List every line in this data where the string "with" occurs.

INFORMATION SHOWN:
-- start --

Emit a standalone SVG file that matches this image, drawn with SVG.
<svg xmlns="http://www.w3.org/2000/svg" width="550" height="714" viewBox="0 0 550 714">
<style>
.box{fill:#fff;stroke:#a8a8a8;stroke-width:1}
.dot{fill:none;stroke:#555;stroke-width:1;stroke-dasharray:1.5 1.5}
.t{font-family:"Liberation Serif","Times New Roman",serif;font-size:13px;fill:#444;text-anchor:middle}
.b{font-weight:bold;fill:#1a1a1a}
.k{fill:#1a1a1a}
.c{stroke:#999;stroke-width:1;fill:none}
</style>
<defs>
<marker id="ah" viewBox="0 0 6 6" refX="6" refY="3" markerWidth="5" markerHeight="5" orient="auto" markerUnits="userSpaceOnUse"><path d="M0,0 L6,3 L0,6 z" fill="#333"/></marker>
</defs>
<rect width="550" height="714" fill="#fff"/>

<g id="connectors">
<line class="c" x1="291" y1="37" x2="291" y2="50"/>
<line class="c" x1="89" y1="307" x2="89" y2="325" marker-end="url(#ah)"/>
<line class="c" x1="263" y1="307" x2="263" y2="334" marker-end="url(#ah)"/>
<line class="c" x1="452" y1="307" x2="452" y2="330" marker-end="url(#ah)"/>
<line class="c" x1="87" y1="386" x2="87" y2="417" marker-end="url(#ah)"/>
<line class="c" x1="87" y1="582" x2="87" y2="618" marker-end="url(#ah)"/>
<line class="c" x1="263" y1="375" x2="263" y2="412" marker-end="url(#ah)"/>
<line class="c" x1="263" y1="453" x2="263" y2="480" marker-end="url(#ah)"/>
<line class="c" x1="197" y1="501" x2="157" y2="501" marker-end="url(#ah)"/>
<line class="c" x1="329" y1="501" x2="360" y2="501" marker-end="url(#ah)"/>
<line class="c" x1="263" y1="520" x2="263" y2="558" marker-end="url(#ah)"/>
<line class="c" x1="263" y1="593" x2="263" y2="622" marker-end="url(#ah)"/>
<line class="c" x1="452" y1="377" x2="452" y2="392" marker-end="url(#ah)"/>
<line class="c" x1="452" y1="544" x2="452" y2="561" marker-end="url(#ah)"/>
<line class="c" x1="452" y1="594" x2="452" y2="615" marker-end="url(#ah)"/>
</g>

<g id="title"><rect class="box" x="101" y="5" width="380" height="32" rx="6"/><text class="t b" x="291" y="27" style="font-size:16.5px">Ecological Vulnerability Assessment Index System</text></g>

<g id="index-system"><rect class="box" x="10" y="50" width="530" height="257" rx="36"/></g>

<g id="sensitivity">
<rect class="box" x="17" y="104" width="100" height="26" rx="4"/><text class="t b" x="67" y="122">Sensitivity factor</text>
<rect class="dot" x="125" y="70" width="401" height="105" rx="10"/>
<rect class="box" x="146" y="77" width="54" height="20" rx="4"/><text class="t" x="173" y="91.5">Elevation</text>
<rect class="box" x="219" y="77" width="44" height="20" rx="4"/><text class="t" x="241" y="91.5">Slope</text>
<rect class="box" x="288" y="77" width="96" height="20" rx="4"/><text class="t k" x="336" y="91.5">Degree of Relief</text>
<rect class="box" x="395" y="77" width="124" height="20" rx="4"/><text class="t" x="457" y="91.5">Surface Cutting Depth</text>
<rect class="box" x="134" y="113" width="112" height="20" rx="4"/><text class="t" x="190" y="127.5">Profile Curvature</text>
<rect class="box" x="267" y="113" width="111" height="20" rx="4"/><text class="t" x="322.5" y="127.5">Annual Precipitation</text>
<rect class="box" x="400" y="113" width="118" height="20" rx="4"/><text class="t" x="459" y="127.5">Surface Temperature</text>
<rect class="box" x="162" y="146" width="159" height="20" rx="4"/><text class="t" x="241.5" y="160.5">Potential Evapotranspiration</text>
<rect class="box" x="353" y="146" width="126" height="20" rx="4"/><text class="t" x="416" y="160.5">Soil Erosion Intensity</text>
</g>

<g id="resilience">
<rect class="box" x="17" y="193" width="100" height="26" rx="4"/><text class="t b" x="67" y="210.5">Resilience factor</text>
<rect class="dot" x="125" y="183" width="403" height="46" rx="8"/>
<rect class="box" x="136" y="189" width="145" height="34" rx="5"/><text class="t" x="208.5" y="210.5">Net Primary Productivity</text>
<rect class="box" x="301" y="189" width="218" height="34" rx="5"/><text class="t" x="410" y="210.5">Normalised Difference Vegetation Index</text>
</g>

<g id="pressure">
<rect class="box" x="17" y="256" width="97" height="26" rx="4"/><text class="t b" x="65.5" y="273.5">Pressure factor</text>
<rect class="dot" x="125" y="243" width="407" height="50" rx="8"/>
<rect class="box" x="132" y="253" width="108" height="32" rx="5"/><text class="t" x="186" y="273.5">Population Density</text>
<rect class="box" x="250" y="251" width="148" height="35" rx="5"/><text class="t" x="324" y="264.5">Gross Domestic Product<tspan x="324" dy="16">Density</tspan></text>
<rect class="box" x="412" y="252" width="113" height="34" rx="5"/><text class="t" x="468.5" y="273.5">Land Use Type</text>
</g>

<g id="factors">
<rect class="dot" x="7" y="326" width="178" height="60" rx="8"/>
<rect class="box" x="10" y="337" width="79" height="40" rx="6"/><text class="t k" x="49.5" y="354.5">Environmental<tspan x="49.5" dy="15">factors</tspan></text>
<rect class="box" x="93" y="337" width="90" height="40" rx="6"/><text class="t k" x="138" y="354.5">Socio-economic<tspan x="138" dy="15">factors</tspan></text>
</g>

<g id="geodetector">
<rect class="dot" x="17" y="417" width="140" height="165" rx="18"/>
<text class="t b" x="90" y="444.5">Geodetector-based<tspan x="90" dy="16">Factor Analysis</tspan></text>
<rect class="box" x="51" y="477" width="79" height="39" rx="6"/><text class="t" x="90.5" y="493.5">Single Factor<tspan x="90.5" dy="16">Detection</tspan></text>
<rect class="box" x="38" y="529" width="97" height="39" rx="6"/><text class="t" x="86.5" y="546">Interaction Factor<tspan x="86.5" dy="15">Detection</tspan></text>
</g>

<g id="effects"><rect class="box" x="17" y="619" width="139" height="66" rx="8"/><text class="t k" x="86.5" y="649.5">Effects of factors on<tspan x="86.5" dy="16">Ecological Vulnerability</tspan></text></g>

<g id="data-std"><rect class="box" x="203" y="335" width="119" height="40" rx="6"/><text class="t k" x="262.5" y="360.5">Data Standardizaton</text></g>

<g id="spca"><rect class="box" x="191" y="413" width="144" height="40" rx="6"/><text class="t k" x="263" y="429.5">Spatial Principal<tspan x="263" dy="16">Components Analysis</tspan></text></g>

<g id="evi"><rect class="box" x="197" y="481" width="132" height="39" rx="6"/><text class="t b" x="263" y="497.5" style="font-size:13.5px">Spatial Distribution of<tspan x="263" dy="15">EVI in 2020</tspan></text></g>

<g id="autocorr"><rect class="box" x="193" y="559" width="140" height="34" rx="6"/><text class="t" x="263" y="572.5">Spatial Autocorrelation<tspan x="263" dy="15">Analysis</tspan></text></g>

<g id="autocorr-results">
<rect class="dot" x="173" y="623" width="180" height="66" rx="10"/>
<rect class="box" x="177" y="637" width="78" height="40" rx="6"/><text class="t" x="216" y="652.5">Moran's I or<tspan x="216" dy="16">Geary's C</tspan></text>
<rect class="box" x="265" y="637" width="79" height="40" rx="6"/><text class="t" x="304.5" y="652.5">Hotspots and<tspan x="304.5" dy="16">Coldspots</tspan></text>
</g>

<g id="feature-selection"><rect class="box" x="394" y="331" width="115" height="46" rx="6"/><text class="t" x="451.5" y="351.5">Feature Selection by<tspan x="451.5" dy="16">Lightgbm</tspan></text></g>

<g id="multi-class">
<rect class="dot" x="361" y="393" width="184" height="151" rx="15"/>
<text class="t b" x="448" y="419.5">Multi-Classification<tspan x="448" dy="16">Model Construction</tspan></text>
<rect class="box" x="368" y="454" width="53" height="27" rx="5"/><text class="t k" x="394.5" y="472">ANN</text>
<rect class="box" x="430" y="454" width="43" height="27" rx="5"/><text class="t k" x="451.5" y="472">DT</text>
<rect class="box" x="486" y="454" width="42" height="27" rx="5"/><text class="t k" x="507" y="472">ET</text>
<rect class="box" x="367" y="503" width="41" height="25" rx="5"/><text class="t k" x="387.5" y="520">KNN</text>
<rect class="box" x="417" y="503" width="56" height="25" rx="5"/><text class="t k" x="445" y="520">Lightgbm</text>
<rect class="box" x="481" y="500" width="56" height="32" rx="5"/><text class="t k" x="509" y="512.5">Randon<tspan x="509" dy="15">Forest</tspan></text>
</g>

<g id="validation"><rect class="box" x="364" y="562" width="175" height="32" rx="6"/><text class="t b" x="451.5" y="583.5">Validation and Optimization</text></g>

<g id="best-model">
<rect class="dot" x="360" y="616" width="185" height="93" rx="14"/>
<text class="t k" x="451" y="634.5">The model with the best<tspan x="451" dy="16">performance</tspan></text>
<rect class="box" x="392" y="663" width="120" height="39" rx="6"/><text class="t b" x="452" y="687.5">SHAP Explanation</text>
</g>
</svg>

-- end --

RESPONSE TO THE TASK:
Emit a standalone SVG file that matches this image, drawn with SVG.
<text class="t k" x="451" y="634.5">The model with the best<tspan x="451" dy="16">performance</tspan></text>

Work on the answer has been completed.